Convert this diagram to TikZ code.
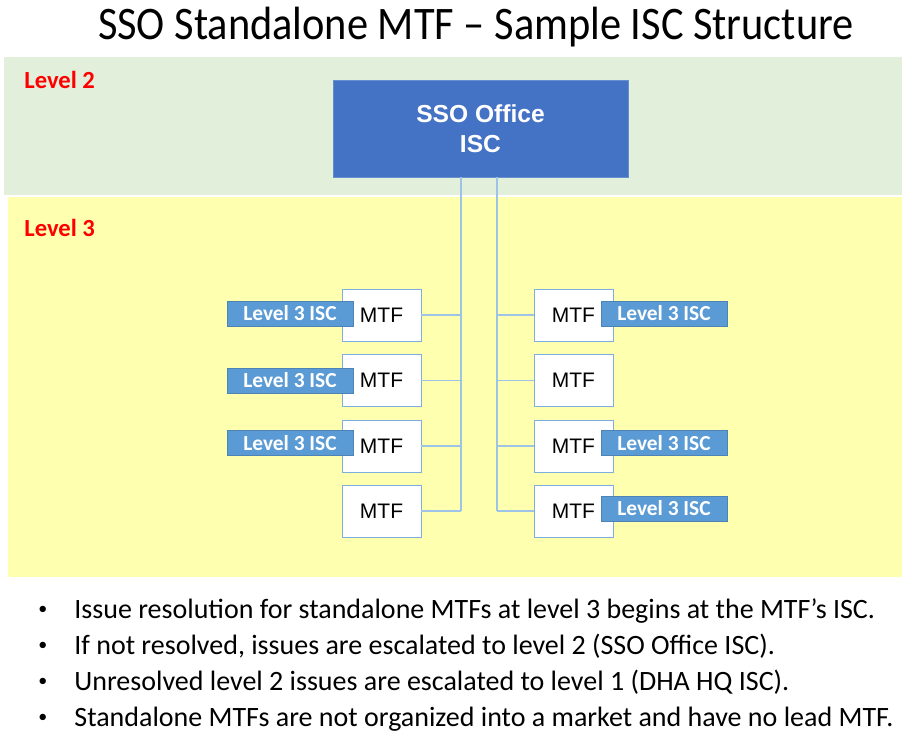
\documentclass[tikz,border=0pt]{standalone}
\usepackage{fontspec}
\setmainfont{Carlito}
\newfontfamily\arialfont{Liberation Sans}
\definecolor{bandgreen}{HTML}{E2EFDA}
\definecolor{bandyellow}{HTML}{FFFFB0}
\definecolor{ssoblue}{HTML}{4472C4}
\definecolor{iscblue}{HTML}{5B9BD5}
\definecolor{linkblue}{HTML}{9DC3E6}
\tikzset{
  ssobox/.style={draw=ssoblue!80!white, fill=ssoblue, text=white, minimum width=147.5pt, minimum height=48.5pt, font=\arialfont\bfseries\fontsize{12.3}{15}\selectfont, align=center, inner sep=0pt},
  mtfbox/.style={draw=iscblue!80!white, fill=white, minimum width=39.5pt, minimum height=26pt, font=\arialfont\fontsize{10.5}{12}\selectfont, inner sep=0pt},
  isctag/.style={draw=iscblue!85!black, fill=iscblue, text=white, minimum width=63pt, minimum height=12.5pt, font=\bfseries\fontsize{10.7}{12}\selectfont, inner sep=0pt},
  levellabel/.style={text=red, font=\bfseries\fontsize{12.3}{14}\selectfont, anchor=west, inner sep=0pt},
  link/.style={draw=linkblue, line width=0.6pt},
  bullet/.style={anchor=base west, font=\fontsize{14}{16}\selectfont, inner sep=0pt}
}
\begin{document}
\begin{tikzpicture}[x=0.5pt,y=-0.5pt]
  \useasboundingbox (0,0) rectangle (902,732);
  % bands
  \fill[bandgreen] (4,57) rectangle (902,195);
  \fill[bandyellow] (8,197) rectangle (902,577);
  % title
  \node[font=\fontsize{21.2}{26}\selectfont, inner sep=0pt] (title) at (476,27) {\scalebox{1}[1.1]{SSO Standalone MTF -- Sample ISC Structure}};
  \node[levellabel] (lvtwo) at (24,80) {Level 2};
  \node[levellabel] (lvthree) at (24,228) {Level 3};
  % top box
  \node[ssobox] (sso) at (480.5,128.5) {SSO Office\\ISC};
  \coordinate (lt) at (461,177);
  \coordinate (rt) at (497,177);
  % MTF columns
  \foreach \i/\y in {1/315,2/380.5,3/446,4/511} {
    \node[mtfbox] (ml\i) at (381.5,\y) {MTF};
    \node[mtfbox] (mr\i) at (573.5,\y) {MTF};
    \draw[link] (ml\i.east) -- (ml\i.east -| lt);
    \draw[link] (mr\i.west) -- (mr\i.west -| rt);
  }
  \draw[link] (lt) -- (lt |- ml4.east);
  \draw[link] (rt) -- (rt |- mr4.west);
  % ISC tags
  \node[isctag] (il1) at (290,313.5) {Level 3 ISC};
  \node[isctag] (il2) at (290,380.5) {Level 3 ISC};
  \node[isctag] (il3) at (290,443) {Level 3 ISC};
  \node[isctag] (ir1) at (664,313.5) {Level 3 ISC};
  \node[isctag] (ir3) at (664,443) {Level 3 ISC};
  \node[isctag] (ir4) at (664,508.5) {Level 3 ISC};
  % notes
  \foreach \n/\y/\t in {1/619/{Issue resolution for standalone MTFs at level 3 begins at the MTF’s ISC.},
                        2/655/{If not resolved, issues are escalated to level 2 (SSO Office ISC).},
                        3/691/{Unresolved level 2 issues are escalated to level 1 (DHA HQ ISC).},
                        4/727/{Standalone MTFs are not organized into a market and have no lead MTF.}} {
    \node[bullet, font=\fontsize{9}{10}\selectfont] (dot\n) at (38,\y-4) {\textbullet};
    \node[bullet] (note\n) at (74,\y) {\t};
  }
\end{tikzpicture}
\end{document}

# # # # #

What the exercise asks: What is needed is an exact reproduction of the data, pictures excluded.

Expected output:
Convert this diagram to TikZ code.
\documentclass[tikz,border=0pt]{standalone}
\usepackage{fontspec}
\setmainfont{Carlito}
\newfontfamily\arialfont{Liberation Sans}
\definecolor{bandgreen}{HTML}{E2EFDA}
\definecolor{bandyellow}{HTML}{FFFFB0}
\definecolor{ssoblue}{HTML}{4472C4}
\definecolor{iscblue}{HTML}{5B9BD5}
\definecolor{linkblue}{HTML}{9DC3E6}
\tikzset{
  ssobox/.style={draw=ssoblue!80!white, fill=ssoblue, text=white, minimum width=147.5pt, minimum height=48.5pt, font=\arialfont\bfseries\fontsize{12.3}{15}\selectfont, align=center, inner sep=0pt},
  mtfbox/.style={draw=iscblue!80!white, fill=white, minimum width=39.5pt, minimum height=26pt, font=\arialfont\fontsize{10.5}{12}\selectfont, inner sep=0pt},
  isctag/.style={draw=iscblue!85!black, fill=iscblue, text=white, minimum width=63pt, minimum height=12.5pt, font=\bfseries\fontsize{10.7}{12}\selectfont, inner sep=0pt},
  levellabel/.style={text=red, font=\bfseries\fontsize{12.3}{14}\selectfont, anchor=west, inner sep=0pt},
  link/.style={draw=linkblue, line width=0.6pt},
  bullet/.style={anchor=base west, font=\fontsize{14}{16}\selectfont, inner sep=0pt}
}
\begin{document}
\begin{tikzpicture}[x=0.5pt,y=-0.5pt]
  \useasboundingbox (0,0) rectangle (902,732);
  % bands
  \fill[bandgreen] (4,57) rectangle (902,195);
  \fill[bandyellow] (8,197) rectangle (902,577);
  % title
  \node[font=\fontsize{21.2}{26}\selectfont, inner sep=0pt] (title) at (476,27) {\scalebox{1}[1.1]{SSO Standalone MTF -- Sample ISC Structure}};
  \node[levellabel] (lvtwo) at (24,80) {Level 2};
  \node[levellabel] (lvthree) at (24,228) {Level 3};
  % top box
  \node[ssobox] (sso) at (480.5,128.5) {SSO Office\\ISC};
  \coordinate (lt) at (461,177);
  \coordinate (rt) at (497,177);
  % MTF columns
  \foreach \i/\y in {1/315,2/380.5,3/446,4/511} {
    \node[mtfbox] (ml\i) at (381.5,\y) {MTF};
    \node[mtfbox] (mr\i) at (573.5,\y) {MTF};
    \draw[link] (ml\i.east) -- (ml\i.east -| lt);
    \draw[link] (mr\i.west) -- (mr\i.west -| rt);
  }
  \draw[link] (lt) -- (lt |- ml4.east);
  \draw[link] (rt) -- (rt |- mr4.west);
  % ISC tags
  \node[isctag] (il1) at (290,313.5) {Level 3 ISC};
  \node[isctag] (il2) at (290,380.5) {Level 3 ISC};
  \node[isctag] (il3) at (290,443) {Level 3 ISC};
  \node[isctag] (ir1) at (664,313.5) {Level 3 ISC};
  \node[isctag] (ir3) at (664,443) {Level 3 ISC};
  \node[isctag] (ir4) at (664,508.5) {Level 3 ISC};
  % notes
  \foreach \n/\y/\t in {1/619/{Issue resolution for standalone MTFs at level 3 begins at the MTF’s ISC.},
                        2/655/{If not resolved, issues are escalated to level 2 (SSO Office ISC).},
                        3/691/{Unresolved level 2 issues are escalated to level 1 (DHA HQ ISC).},
                        4/727/{Standalone MTFs are not organized into a market and have no lead MTF.}} {
    \node[bullet, font=\fontsize{9}{10}\selectfont] (dot\n) at (38,\y-4) {\textbullet};
    \node[bullet] (note\n) at (74,\y) {\t};
  }
\end{tikzpicture}
\end{document}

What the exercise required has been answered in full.